Иисус знал, что в нем должна обрести полноту вся история Израиля. Павел верил, что так и случилось. А значит, его дело — сообщить об этом всему миру. Идя с Благой вестью к язычниками, он намеренно и сознательно продолжает то, что делал Иисус, не кладет иного основания, «кроме положенного» (1 Кор 3:11). Павел никогда не создавал «своей религии». Он не предлагал новую этику, не пытался протащить вневременную «систему спасения» или учредить новый мистериальный культ, начисто оторванный от личности Иисуса Христа. Он хотел другого — привести мир к послушанию истинному Господу, пострадавшему и превознесенному, как и положено Мессии. Очередной мистериальный культ мифического «властелина» вряд ли испугал бы привыкших к таким вещам греков и римлян. А вот бросившего вызов кесарю «другого Царя», Богочеловека Иисуса Христа, они боялись.

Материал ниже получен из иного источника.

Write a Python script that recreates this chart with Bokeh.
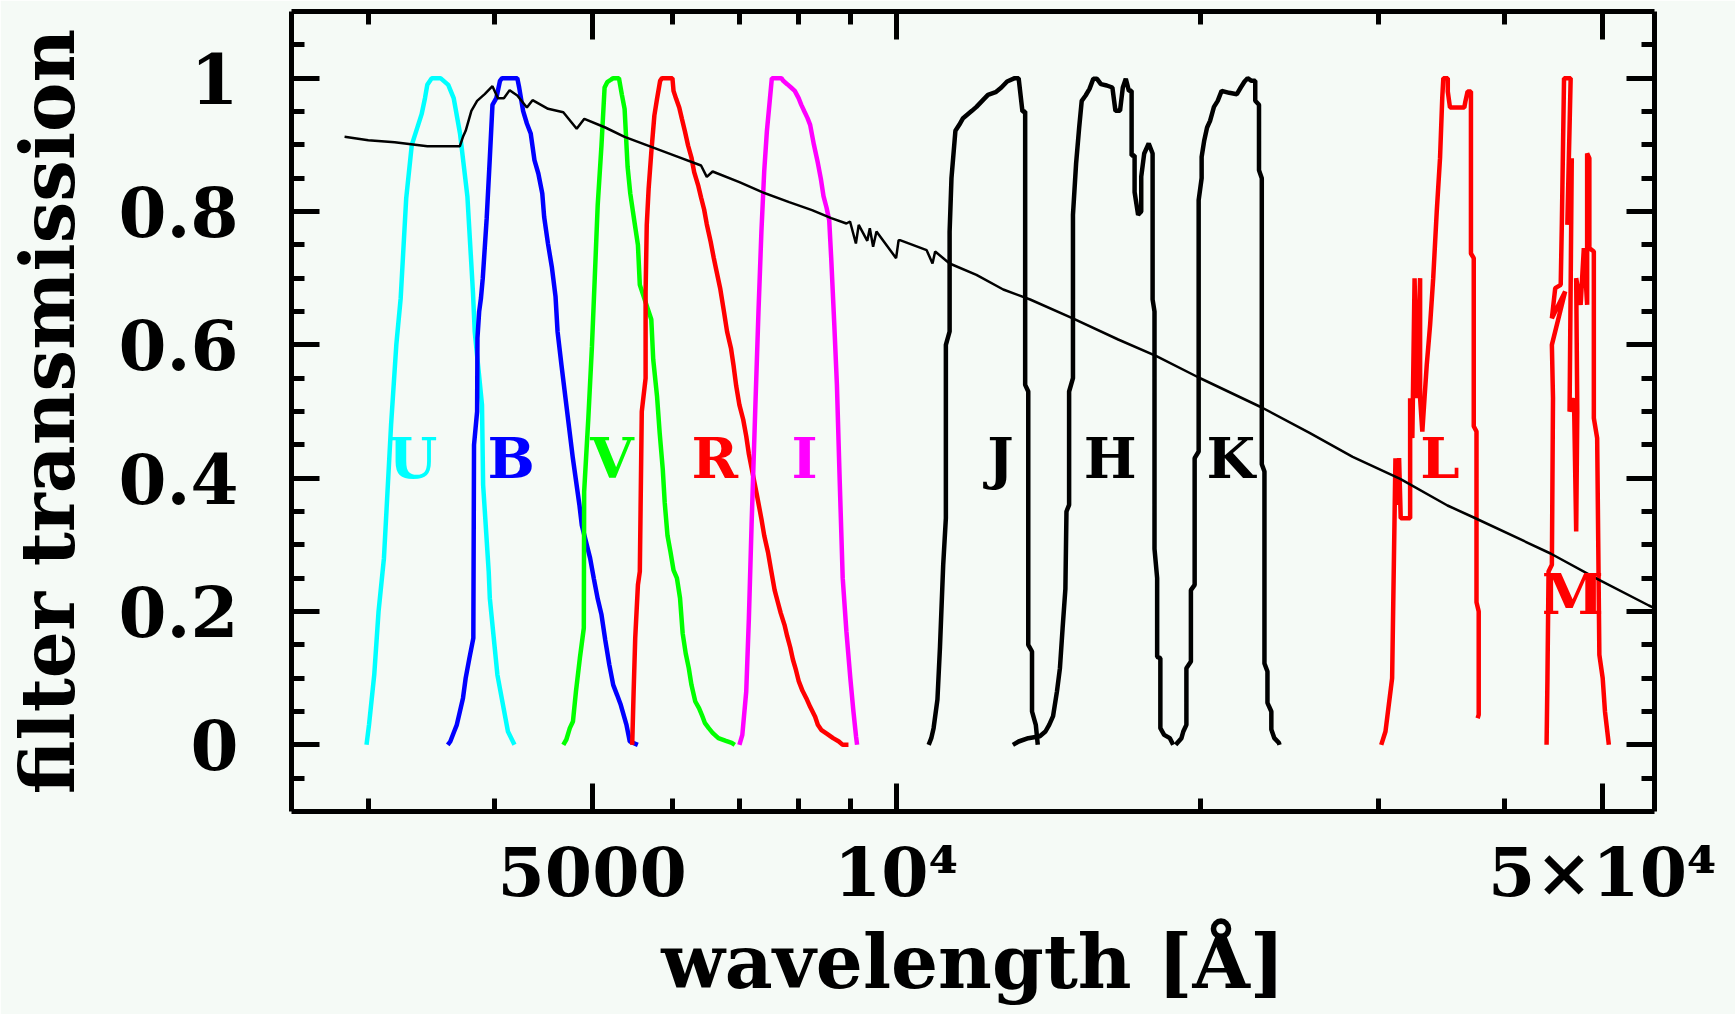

Это еще раз убеждает нас в том, что ни для Иисуса, ни для Павла проповедь Благой вести к «религии» не сводилась. Все начавшиеся с эпохи Просвещения попытки втиснуть религию в отведенную для нее ячейку, чтобы оторвать или, наоборот, оградить ее от жизни, абсолютно чужды иудею I века, убежденному в том, что миром правит сотворивший его Бог Израилев. Иисус не насаждал новую религиозную систему, — не было такой мысли и у Павла. Да и сами иудеи, к чьим ожиданиям обращались и тот, и другой, веру отцов «религией» не считали. Конечно (надеюсь, мы не настолько туги на ухо, чтобы понять нижесказанное с точностью до наоборот), — да–да, конечно, — вызов, призыв и предостережение проповеди Иисуса Христа и Благой вести Павла проникали в самые глубины человеческого естества, пробуждали чувства, какие ничто другое пробудить не могло. Но это происходило не по причине особой «религиозности» или душеполезности их назиданий, а потому, что исповедание Израиля, проповедь Христа, весть Павла — все это несло истину, которую человечество должно было услышать, уразуметь и принять, чтобы заново научиться быть людьми и каждой частицей жизни, каждой клеточкой своего естества «отражать» образ живого Бога. Если вам нравится называть это религией, — пусть так и будет. Иисус и Павел называли это иначе — Жизнью и Путем, ведущим человека к самому себе и свободе детей Божьих.